Apple finally took the wraps off its long-awaited iPod-mobile combination this week, with CEO Steve Jobs promising that the device would reinvent the phone itself.
The Mac OS X-based phone combines the music and video features of Apple’s iPod, with voice and data capabilities. Further, it includes a new user-interface technology, called Multi-Touch, which allows users to navigate device functions using their fingertips instead of the traditional keyboard. Apple plans to build on Multi-Touch’s functionality with further software releases.
“Today, we’re going to show you a software breakthrough, software that’s five years ahead of what’s on any other phone,” Jobs told delegates at the firm’s Macworld exhibition in San Francisco, US, where he unveiled the device.

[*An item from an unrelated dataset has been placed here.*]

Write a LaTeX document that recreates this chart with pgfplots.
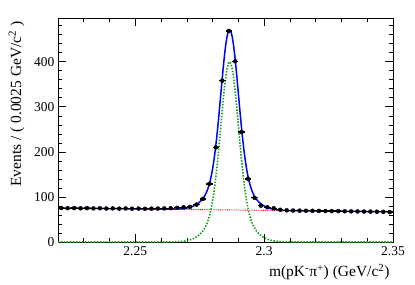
\documentclass[border=0pt]{standalone}
\usepackage{fontspec}
\setmainfont{Liberation Serif}
\usepackage{pgfplots}
\pgfplotsset{compat=1.18}
\definecolor{fitgreen}{RGB}{20,160,20}
\begin{document}
\begin{tikzpicture}
\begin{axis}[
  scale only axis, width=335pt, height=224pt,
  xmin=2.22, xmax=2.35, ymin=0, ymax=497,
  xtick={2.25,2.3,2.35},
  xticklabels={2.25,2.3,2.35},
  minor xtick={2.23,2.24,2.26,2.27,2.28,2.29,2.31,2.32,2.33,2.34},
  ytick={0,100,200,300,400},
  minor ytick={20,40,60,80,120,140,160,180,220,240,260,280,320,340,360,380,420,440,460,480},
  tick align=inside, major tick length=8pt, minor tick length=4pt,
  tick style={black, line width=0.6pt},
  axis line style={line width=0.7pt},
  /pgf/number format/assume math mode=true,
  tick label style={font=\fontsize{13.5}{15}\selectfont},
  xticklabel style={yshift=-1pt},
  label style={font=\fontsize{15.5}{18}\selectfont},
  xlabel={m(pK\textsuperscript{-}π\textsuperscript{+}) (GeV/c\textsuperscript{2})},
  xlabel style={at={(rel axis cs:1,-0.156)}, anchor=base east},
  ylabel={Events / ( 0.0025 GeV/c\textsuperscript{2} )},
  ylabel style={at={(rel axis cs:-0.11,1)}, anchor=base east},
  clip=true,
]
% total fit
\addplot[blue, line width=1.5pt, no markers] coordinates {
(2.22,75.5)(2.23,74.85)(2.24,74.19)(2.25,73.54)(2.2566,73.11)(2.2616,72.83)(2.2646,72.84)(2.2666,73.15)
(2.2686,74.05)(2.2696,74.88)(2.2706,76.06)(2.2716,77.71)(2.2726,79.93)(2.2736,82.95)(2.2746,86.93)
(2.2756,92.16)(2.2766,99.5)(2.2771,104.36)(2.2776,110.13)(2.2781,117.3)(2.2786,126.07)(2.2791,136.93)
(2.2796,150.1)(2.2801,166.07)(2.2806,185.03)(2.2811,207.2)(2.2816,232.57)(2.2821,260.64)(2.2826,291.1)
(2.2831,322.87)(2.2836,354.94)(2.2841,385.81)(2.2846,413.87)(2.2851,437.74)(2.2856,455.91)(2.2861,467.28)
(2.2866,471.15)(2.2871,467.21)(2.2876,455.78)(2.2881,437.55)(2.2886,413.62)(2.2891,385.48)(2.2896,354.55)
(2.2901,322.42)(2.2906,290.59)(2.2911,260.05)(2.2916,231.92)(2.2921,206.49)(2.2926,184.25)(2.2931,165.22)
(2.2936,149.19)(2.2941,135.96)(2.2946,125.02)(2.2951,116.19)(2.2956,108.96)(2.2961,103.13)(2.2966,98.19)
(2.2976,90.73)(2.2986,85.36)(2.2996,81.26)(2.3006,78.1)(2.3016,75.75)(2.3026,73.97)(2.3036,72.66)
(2.3046,71.7)(2.3066,70.54)(2.3086,69.97)(2.3116,69.56)(2.3166,69.18)(2.33,68.31)(2.34,67.65)(2.35,67.0)
};
% background
\addplot[red, line width=0.9pt, dash pattern=on 0.9pt off 0.9pt, no markers] coordinates {
(2.22,75.5)(2.35,67.0)
};
% signal
\addplot[fitgreen, line width=1.6pt, dash pattern=on 1.5pt off 1.5pt, no markers] coordinates {
(2.22,0)(2.2566,0)(2.2616,0.05)(2.2646,0.26)(2.2666,0.7)
(2.2686,1.73)(2.2696,2.62)(2.2706,3.87)(2.2716,5.58)(2.2726,7.87)(2.2736,10.96)(2.2746,15.0)
(2.2756,20.3)(2.2766,27.7)(2.2771,32.6)(2.2776,38.4)(2.2781,45.6)(2.2786,54.4)(2.2791,65.3)
(2.2796,78.5)(2.2801,94.5)(2.2806,113.5)(2.2811,135.7)(2.2816,161.1)(2.2821,189.2)(2.2826,219.7)
(2.2831,251.5)(2.2836,283.6)(2.2841,314.5)(2.2846,342.6)(2.2851,366.5)(2.2856,384.7)(2.2861,396.1)
(2.2866,400)(2.2871,396.1)(2.2876,384.7)(2.2881,366.5)(2.2886,342.6)(2.2891,314.5)(2.2896,283.6)
(2.2901,251.5)(2.2906,219.7)(2.2911,189.2)(2.2916,161.1)(2.2921,135.7)(2.2926,113.5)(2.2931,94.5)
(2.2936,78.5)(2.2941,65.3)(2.2946,54.4)(2.2951,45.6)(2.2956,38.4)(2.2961,32.6)(2.2966,27.7)
(2.2976,20.3)(2.2986,15.0)(2.2996,10.96)(2.3006,7.87)(2.3016,5.58)(2.3026,3.87)(2.3036,2.62)
(2.3046,1.73)(2.3066,0.7)(2.3086,0.26)(2.3116,0.05)(2.3166,0)(2.35,0)
};
% data
\addplot[black, only marks, mark=*, mark size=2pt,
  error bars/.cd, x dir=both, x explicit, y dir=both, y explicit,
  error bar style={line width=1.3pt}, error mark=none] coordinates {
(2.22125,75.5) +- (0.00125,2)
(2.22375,75.0) +- (0.00125,2)
(2.22625,75.3) +- (0.00125,2)
(2.22875,74.8) +- (0.00125,2)
(2.23125,75.2) +- (0.00125,2)
(2.23375,74.6) +- (0.00125,2)
(2.23625,74.9) +- (0.00125,2)
(2.23875,74.3) +- (0.00125,2)
(2.24125,74.6) +- (0.00125,2)
(2.24375,74.0) +- (0.00125,2)
(2.24625,74.4) +- (0.00125,2)
(2.24875,73.9) +- (0.00125,2)
(2.25125,74.2) +- (0.00125,2)
(2.25375,73.7) +- (0.00125,2)
(2.25625,74.0) +- (0.00125,2)
(2.25875,74.2) +- (0.00125,2)
(2.26125,74.5) +- (0.00125,2)
(2.26375,75.0) +- (0.00125,2)
(2.26625,76.0) +- (0.00125,2)
(2.26875,77.0) +- (0.00125,2)
(2.27125,78.0) +- (0.00125,2)
(2.27375,83.0) +- (0.00125,2)
(2.27625,95.5) +- (0.00125,2)
(2.27875,129.0) +- (0.00125,2)
(2.28125,210.0) +- (0.00125,2)
(2.28375,358.0) +- (0.00125,2)
(2.28625,468.0) +- (0.00125,2)
(2.28875,401.0) +- (0.00125,2)
(2.29125,244.0) +- (0.00125,2)
(2.29375,140.0) +- (0.00125,2)
(2.29625,98.0) +- (0.00125,2)
(2.29875,80.5) +- (0.00125,2)
(2.30125,77.0) +- (0.00125,2)
(2.30375,75.0) +- (0.00125,2)
(2.30625,71.5) +- (0.00125,2)
(2.30875,70.3) +- (0.00125,2)
(2.31125,69.8) +- (0.00125,2)
(2.31375,69.5) +- (0.00125,2)
(2.31625,69.3) +- (0.00125,2)
(2.31875,69.2) +- (0.00125,2)
(2.32125,69.0) +- (0.00125,2)
(2.32375,68.8) +- (0.00125,2)
(2.32625,68.6) +- (0.00125,2)
(2.32875,68.5) +- (0.00125,2)
(2.33125,68.2) +- (0.00125,2)
(2.33375,68.0) +- (0.00125,2)
(2.33625,67.8) +- (0.00125,2)
(2.33875,67.6) +- (0.00125,2)
(2.34125,67.4) +- (0.00125,2)
(2.34375,67.2) +- (0.00125,2)
(2.34625,67.0) +- (0.00125,2)
(2.34875,66.3) +- (0.00125,2)
};
\node[anchor=base west, font=\fontsize{12}{13}\selectfont, inner sep=0pt] at ([yshift=3pt]rel axis cs:0,1) {$\times$10\textsuperscript{3}};
\end{axis}
\pgfresetboundingbox
\path ([shift={(-58pt,-42pt)}]current axis.south west) rectangle ([shift={(22pt,18pt)}]current axis.north east);
\end{tikzpicture}
\end{document}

The iPhone includes a function to search for a store on Google maps and then call the location with a single click. Users can also see who has sent voice mails and skip to the message they want to listen to.
Rival device makers Palm and Research in Motion both saw their shares fall this week, with analysts believing the iPhone can impact on sales of their Treo and BlackBerry devices respectively. Goldman Sachs Group described the iPhone as “raising the bar” for high-end devices.
The 11.6mm-thick iPhone has a 3.5-inch screen and features quad-band GSM and Edge phone functionality with support for WiFi and Bluetooth.
Apple said it plans to launch the iPhone in the US by June at a cost of between US$500 and US$600.